In the beginning, it will feel like you are always running. But I promise you it won’t stay that way. Once you started to understand the agency delivery process, things will start to go much more smoothly.

That said though, Agency is a much more fast-paced environment than in-house (excluding startup of course). Things tend to move fast since most of the client-side things have been worked out ahead of the agency engagement. Things like internal research, stakeholders approvals, budgeting, etc.

The downside of it is that because of that, delivery is indeed very fast. Clients pay top money to involve agencies. Hence, once they have engaged with the agency, they want things delivered soon.

On the one hand, even inside an agency, there are more long-term deliveries, which often adopt an Agile delivery methodology. You will be part of a cross-disciplinary team and you will engage with a client daily. Almost like a small army of freelancers that the client is “renting” long term.

On the other hand, agencies are well-known for pitching. To win projects, you first need to pitch for them. The more you pitch, the more you win. This is especially true for smaller studios that might yet not have an established pool of recurring clients. In this scenario, things move even faster and the usual time-span of a pitch can be anywhere between a couple of days to 2–3 weeks.

3. Downtimes:

Here is the flip side of the medal. Call it downtime. Call it being on the bench. Call it Learning & development time.

Either way, the concept is that agencies work within flows. During some times of the year, you will have more clients and more projects. You pitched a lot, you won a lot. Some other times instead you will have fewer things to do. This may be due to fewer pitches or opportunities as well as seasonality (in-house clients have budgets and at the start of each new financial year there will be much more money to go around for projects and new hires).

Generally, you can use this downtime to upskill yourself, work on a personal project (which benefits your company), or just simply take things slowly. I always try to suggest doing either one of the first 2.

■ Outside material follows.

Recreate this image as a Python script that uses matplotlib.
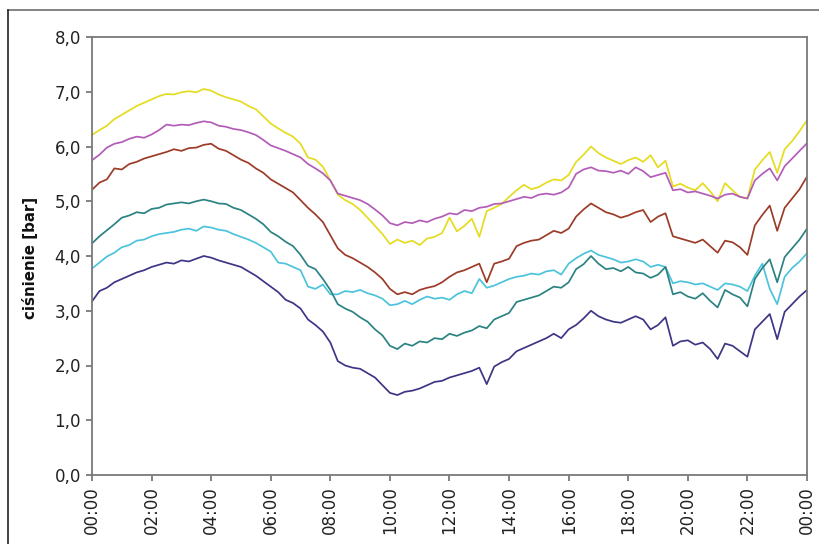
import numpy as np
import matplotlib
matplotlib.use('Agg')
import matplotlib.pyplot as plt
from matplotlib.lines import Line2D
from matplotlib.ticker import FuncFormatter, MultipleLocator

# czas pomiaru co 15 minut [h]
godz = np.arange(0, 24.25, 0.25)

zolta = [6.21, 6.30, 6.38, 6.50, 6.58, 6.66, 6.74, 6.80, 6.86, 6.92, 6.96, 6.95,
         6.99, 7.01, 6.99, 7.05, 7.02, 6.95, 6.90, 6.86, 6.82, 6.74, 6.68, 6.55,
         6.42, 6.33, 6.25, 6.18, 6.05, 5.80, 5.76, 5.63, 5.38, 5.12, 5.02, 4.95,
         4.84, 4.70, 4.55, 4.40, 4.22, 4.30, 4.24, 4.28, 4.20, 4.32, 4.35, 4.42,
         4.70, 4.45, 4.55, 4.68, 4.35, 4.82, 4.88, 4.95, 5.08, 5.20, 5.30, 5.22,
         5.26, 5.34, 5.40, 5.38, 5.48, 5.72, 5.85, 6.00, 5.88, 5.80, 5.74, 5.68,
         5.75, 5.80, 5.72, 5.84, 5.62, 5.74, 5.27, 5.32, 5.25, 5.20, 5.33, 5.18,
         5.00, 5.33, 5.20, 5.08, 5.05, 5.58, 5.75, 5.90, 5.52, 5.95, 6.10, 6.28,
         6.48]

fioletowa = [5.75, 5.85, 5.98, 6.05, 6.08, 6.14, 6.18, 6.16, 6.22, 6.30, 6.40, 6.38,
             6.40, 6.39, 6.43, 6.46, 6.44, 6.38, 6.36, 6.32, 6.30, 6.26, 6.21, 6.12,
             6.02, 5.97, 5.92, 5.86, 5.80, 5.68, 5.60, 5.51, 5.38, 5.14, 5.10, 5.06,
             5.02, 4.95, 4.85, 4.74, 4.60, 4.56, 4.62, 4.60, 4.65, 4.62, 4.68, 4.72,
             4.78, 4.76, 4.84, 4.82, 4.88, 4.90, 4.95, 4.96, 5.00, 5.04, 5.08, 5.06,
             5.12, 5.14, 5.12, 5.16, 5.25, 5.50, 5.58, 5.62, 5.56, 5.55, 5.52, 5.56,
             5.50, 5.62, 5.55, 5.44, 5.48, 5.52, 5.20, 5.22, 5.16, 5.18, 5.14, 5.10,
             5.05, 5.12, 5.14, 5.08, 5.05, 5.38, 5.50, 5.60, 5.38, 5.64, 5.78, 5.92,
             6.06]

brazowa = [5.21, 5.34, 5.40, 5.60, 5.58, 5.68, 5.72, 5.78, 5.82, 5.86, 5.90, 5.95,
           5.92, 5.97, 5.98, 6.03, 6.05, 5.96, 5.92, 5.84, 5.76, 5.70, 5.60, 5.52,
           5.40, 5.32, 5.24, 5.16, 5.02, 4.88, 4.76, 4.62, 4.38, 4.14, 4.02, 3.96,
           3.88, 3.80, 3.70, 3.58, 3.40, 3.30, 3.34, 3.30, 3.38, 3.42, 3.45, 3.52,
           3.62, 3.70, 3.74, 3.80, 3.86, 3.52, 3.86, 3.90, 3.95, 4.18, 4.24, 4.28,
           4.30, 4.38, 4.46, 4.42, 4.50, 4.72, 4.85, 4.96, 4.88, 4.80, 4.76, 4.70,
           4.74, 4.80, 4.84, 4.62, 4.72, 4.78, 4.36, 4.32, 4.28, 4.24, 4.30, 4.18,
           4.06, 4.28, 4.25, 4.16, 4.02, 4.56, 4.75, 4.92, 4.46, 4.88, 5.05, 5.22,
           5.45]

morska = [4.23, 4.36, 4.47, 4.58, 4.70, 4.74, 4.80, 4.78, 4.86, 4.88, 4.94, 4.96,
          4.98, 4.96, 5.00, 5.03, 5.00, 4.96, 4.95, 4.88, 4.84, 4.76, 4.68, 4.58,
          4.44, 4.36, 4.26, 4.18, 4.02, 3.82, 3.76, 3.58, 3.38, 3.12, 3.04, 2.98,
          2.88, 2.80, 2.66, 2.55, 2.36, 2.30, 2.40, 2.36, 2.44, 2.42, 2.50, 2.48,
          2.58, 2.54, 2.60, 2.64, 2.72, 2.68, 2.84, 2.90, 2.96, 3.16, 3.20, 3.24,
          3.28, 3.36, 3.44, 3.42, 3.52, 3.76, 3.85, 4.00, 3.86, 3.76, 3.78, 3.72,
          3.80, 3.70, 3.68, 3.60, 3.66, 3.80, 3.30, 3.34, 3.26, 3.22, 3.32, 3.18,
          3.06, 3.38, 3.30, 3.24, 3.08, 3.58, 3.78, 3.94, 3.52, 3.98, 4.14, 4.30,
          4.50]

blekitna = [3.77, 3.88, 3.99, 4.06, 4.16, 4.20, 4.28, 4.30, 4.36, 4.40, 4.42, 4.44,
            4.48, 4.50, 4.46, 4.54, 4.52, 4.48, 4.46, 4.40, 4.35, 4.30, 4.24, 4.16,
            4.08, 3.88, 3.86, 3.80, 3.74, 3.44, 3.40, 3.48, 3.30, 3.30, 3.36, 3.34,
            3.38, 3.32, 3.28, 3.22, 3.10, 3.12, 3.18, 3.12, 3.20, 3.26, 3.22, 3.24,
            3.20, 3.30, 3.36, 3.32, 3.58, 3.42, 3.46, 3.52, 3.58, 3.62, 3.64, 3.68,
            3.66, 3.72, 3.74, 3.66, 3.86, 3.96, 4.04, 4.10, 4.02, 3.98, 3.94, 3.88,
            3.90, 3.94, 3.90, 3.80, 3.84, 3.80, 3.50, 3.54, 3.52, 3.48, 3.50, 3.44,
            3.38, 3.50, 3.48, 3.44, 3.36, 3.64, 3.86, 3.40, 3.12, 3.62, 3.78, 3.90,
            4.05]

granatowa = [3.17, 3.36, 3.42, 3.52, 3.58, 3.64, 3.70, 3.74, 3.80, 3.84, 3.88, 3.86,
             3.92, 3.90, 3.95, 4.00, 3.97, 3.92, 3.88, 3.84, 3.80, 3.72, 3.64, 3.54,
             3.44, 3.34, 3.20, 3.14, 3.04, 2.84, 2.74, 2.62, 2.42, 2.08, 2.00, 1.96,
             1.94, 1.86, 1.78, 1.64, 1.50, 1.46, 1.52, 1.54, 1.58, 1.64, 1.70, 1.72,
             1.78, 1.82, 1.86, 1.90, 1.96, 1.66, 1.98, 2.06, 2.12, 2.26, 2.32, 2.38,
             2.44, 2.50, 2.58, 2.50, 2.66, 2.74, 2.86, 3.00, 2.90, 2.84, 2.80, 2.78,
             2.84, 2.90, 2.84, 2.66, 2.74, 2.88, 2.36, 2.44, 2.46, 2.38, 2.42, 2.30,
             2.12, 2.40, 2.36, 2.26, 2.16, 2.66, 2.80, 2.94, 2.48, 2.98, 3.12, 3.26,
             3.38]

serie = [zolta, fioletowa, brazowa, blekitna, morska, granatowa]
kolory = ['#e5dc20', '#b35cb8', '#9c3b28', '#4cc3dc', '#2b8282', '#3d3585']

etykiety_x = ['00:00', '02:00', '04:00', '06:00', '08:00', '10:00', '12:00',
              '14:00', '16:00', '18:00', '20:00', '22:00', '00:00']

fig = plt.figure(figsize=(8.2, 5.44), dpi=100)
ax = fig.add_axes([92/820, 1 - 475/544, 715/820, 438/544])

for y, c in zip(serie, kolory):
    ax.plot(godz, y, color=c, lw=1.25)

ax.set_xlim(0, 24)
ax.set_ylim(0, 8)
ax.yaxis.set_major_locator(MultipleLocator(1))
ax.yaxis.set_major_formatter(FuncFormatter(lambda v, p: ('%.1f' % v).replace('.', ',')))
ax.set_xticks(np.arange(0, 25, 2))
ax.set_xticklabels(etykiety_x, rotation=90)

szary = '#7a7a7a'
for s in ax.spines.values():
    s.set_color(szary)
    s.set_linewidth(1.3)
ax.tick_params(axis='both', direction='out', length=4.5, width=1.3, color=szary,
               labelsize=12, labelcolor='#222222', pad=3.5)

fig.text(30/820, 1 - 258/544, 'ciśnienie [bar]', rotation=90, ha='center', va='center',
         fontsize=10.8, fontweight='bold', color='#111111')

# ramka wokół rysunku
fig.add_artist(Line2D([8/820, 1], [1 - 10/544, 1 - 10/544], transform=fig.transFigure,
                      color='#6e6e6e', lw=1.2))
fig.add_artist(Line2D([8/820, 8/820], [0, 1 - 10/544], transform=fig.transFigure,
                      color='#222222', lw=1.2))

fig.savefig('out.png', dpi=100)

  • Although taking things slowly is not a bad thing either. Especially if it helps avoid burnouts down the line.
  • Learning a new skill or a new platform could also be fun and super beneficial for your future career.
  • Focusing on a passion/personal project tailored towards your business or your capability is like being an entrepreneur without the risks of jumping ship: creating a tiny startup inside the business and having more senior people reviewing it.

4. Peers:

This is relative. Meaning it depends on the agency or studio. But more often than not, you will end up joining a team of people who are passionate about the same discipline you are working on.

At times this could be hard to find in-house, especially if joining a company that has a relatively small design team or if you join a startup as a solo designer.

Peers as a benefit might sound weird to you but it is something I strongly suggest to not underestimate. Having people to talk to that understand your point of view is incredibly beneficial both professionally as well as mentally. Complaining about your client with peers by the coffee machine or the watercooler takes the steam off and helps cope with a hard week.

Remember that your peers contribute to the culture of a company and culture is one of the main drivers that retains people in a workplace.